In this example I will be creating two Docker containers:

  • A container for the MySQL database
  • A container for the Spring boot application

Let’s first start by setting up the container for the MySQL database. This is quite simple, because MySQL already provided a public image for us to use on the Docker hub.

All we have to do is run a container, it will automatically download the mysql image if it doesn’t already have it installed.

The command to run a MySQL container is:

docker run -d \
    --name demo-mysql \
    -e MYSQL_DATABASE=demo \
    -e MYSQL_USER=dbuser \
    -e MYSQL_PASSWORD=dbp4ss \


Let’s break the command down a bit and look at each parameter individually. First of all we have the -d flag. We use this flag to run the container in detached mode, which means that it will run in a separate background process.
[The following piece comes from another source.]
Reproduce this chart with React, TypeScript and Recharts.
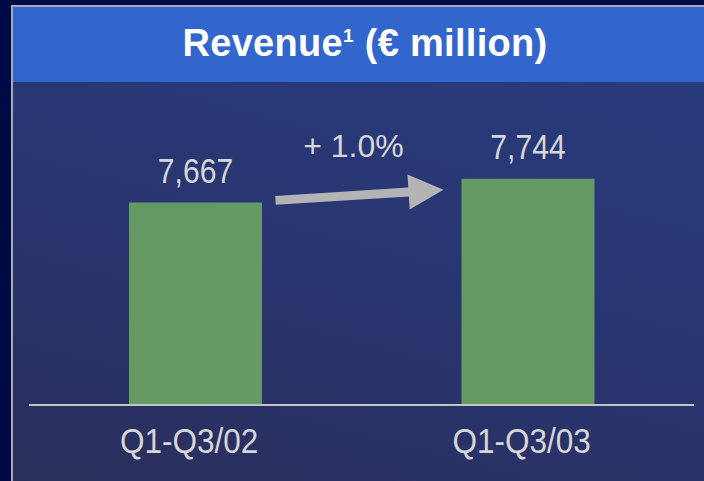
import React from "react";
import { BarChart, Bar, XAxis, YAxis, LabelList } from "recharts";

const categories = ["Q1-Q3/02", "Q1-Q3/03"];
const revenue = [7667, 7744];
const titleText = "Revenue";
const titleSup = "1";
const titleRest = " (€ million)";

const data = categories.map((c, i) => ({ name: c, value: revenue[i] }));
const growth = ((revenue[1] / revenue[0] - 1) * 100).toFixed(1);

const FONT = '"Liberation Sans", Arial, sans-serif';
const TEXT = "#d6d6d6";
const NARROW = 0.86;

const fmt = (v: number) => v.toLocaleString("en-US");

const ValueLabel = (props: any) => {
  const { x, y, width, value, index } = props;
  const cx = x + width / 2;
  const items: any[] = [
    <text
      key="v"
      x={0}
      y={0}
      transform={`translate(${cx},${y - 20}) scale(${NARROW},1)`}
      textAnchor="middle"
      fill={TEXT}
      fontSize={35}
      fontFamily={FONT}
    >
      {fmt(value)}
    </text>,
  ];
  if (index === 1) {
    const sx = x - 186, sy = y + 21.5;
    const tx = x - 18, ty = y + 11;
    const dx = tx - sx, dy = ty - sy;
    const len = Math.sqrt(dx * dx + dy * dy);
    const ux = dx / len, uy = dy / len;
    const px = -uy, py = ux;
    const headLen = 35, headHalf = 17.5, shaftHalf = 4.5;
    const bx = tx - ux * headLen, by = ty - uy * headLen;
    const pts = [
      [sx + px * shaftHalf, sy + py * shaftHalf],
      [bx + px * shaftHalf, by + py * shaftHalf],
      [bx + px * headHalf, by + py * headHalf],
      [tx, ty],
      [bx - px * headHalf, by - py * headHalf],
      [bx - px * shaftHalf, by - py * shaftHalf],
      [sx - px * shaftHalf, sy - py * shaftHalf],
    ]
      .map((p) => p.join(","))
      .join(" ");
    items.push(<polygon key="a" points={pts} fill="#b4b4b4" />);
    items.push(
      <text key="p" x={x - 108} y={y - 22} textAnchor="middle" fill={TEXT} fontSize={32} fontFamily={FONT}>
        {"+ " + growth + "%"}
      </text>
    );
  }
  return <g>{items}</g>;
};

const Tick = (props: any) => {
  const { x, y, payload } = props;
  return (
    <text
      x={0}
      y={0}
      transform={`translate(${x - 6},${y + 48}) scale(0.875,1)`}
      textAnchor="middle"
      fill={TEXT}
      fontSize={36}
      fontFamily={FONT}
    >
      {payload.value}
    </text>
  );
};

export default function App() {
  return (
    <div
      style={{
        position: "absolute",
        left: 0,
        top: 0,
        width: 704,
        height: 481,
        overflow: "hidden",
        background: "#000b45",
      }}
    >
      <div
        style={{
          position: "absolute",
          left: 11,
          top: 5,
          width: 704,
          height: 481,
          background: "#a9a9b4",
        }}
      />
      <div
        style={{
          position: "absolute",
          left: 13,
          top: 82,
          width: 700,
          height: 400,
          background: "linear-gradient(15deg, #2a2e5a 0%, #29346e 45%, #283b7c 100%)",
        }}
      />
      <div
        style={{
          position: "absolute",
          left: 13,
          top: 7,
          width: 700,
          height: 75,
          background: "#3366cc",
        }}
      />
      <div
        style={{
          position: "absolute",
          left: 0,
          top: 6,
          width: 730,
          height: 75,
          display: "flex",
          alignItems: "center",
          justifyContent: "center",
          color: "#ffffff",
          fontFamily: FONT,
          fontWeight: "bold",
          fontSize: 38,
          letterSpacing: 0.3,
          whiteSpace: "nowrap",
        }}
      >
        <span>
          {titleText}
          <sup style={{ fontSize: 19, verticalAlign: "top", position: "relative", top: 3 }}>{titleSup}</sup>
          {titleRest}
        </span>
      </div>
      <div style={{ position: "absolute", left: 0, top: 0 }}>
        <BarChart
          width={704}
          height={481}
          data={data}
          margin={{ top: 100, right: 10, bottom: 0, left: 29 }}
        >
          <XAxis
            dataKey="name"
            height={76}
            axisLine={{ stroke: "#c4c4c4", strokeWidth: 2 }}
            tickLine={false}
            tickSize={0}
            tickMargin={0}
            tick={<Tick />}
          />
          <YAxis hide domain={[7010, 8000]} allowDataOverflow />
          <Bar dataKey="value" fill="#659a64" barSize={133} isAnimationActive={false}>
            <LabelList dataKey="value" content={<ValueLabel />} />
          </Bar>
        </BarChart>
      </div>
    </div>
  );
}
If you’re testing the container out, leaving the -d flag or adding the -it flag can be useful. Leaving the -d flag away causes all output to be printed to STDOUT, and the process will stay open on the terminal.

Using the -it flag on the other hand allows you to get an interactive terminal prompt, so you can execute commands on the container by yourself.

If we look further to the --name parameter, this is the easiest one, since it tells us what the name of the container will be.

Further down we have several -e parameter, which stands for environment variables. We configured several environment variables to set up the database. The first one being the root password to connect to MySQL. The other three parameters are used when you want to setup a database as well. In this case I’m setting up a database called demo, and I have a user that is granted access to that demo, called “dbuser” and the password being “dbp4ss”. Feel free to change any of them, later in this tutorial you’ll see that it doesn’t really matter.

At the end of the command we enter the image we’re using, which is the latest MySQL image.

Setting up your own Docker image

For our Spring Boot application we’ll have to set up our own Docker image. To do that you create a Dockerfile. I placed mine inside the src/main/docker folder, which is the folder Spring uses in their demo’s as well.

Let’s start with a very simple Dockerfile first:

FROM java:8

Simple, isn’t it? All we said is that, for this image to run, we need the java:8 image. If you remember our matryoushka doll a bit earlier, we’re now putting the java:8 doll inside our own custom made doll.

Now, the next part is to add a Maven plugin that creates the Docker image:


So, what do we have here, first we tell the plugin what our image name will be. I chose for g00glen00b/${project.artifactId}, but you can choose your own name. However, if you want to push your image to the Docker hub by yourself, you’ll have to change the g00glen00b/ part as well to your own username.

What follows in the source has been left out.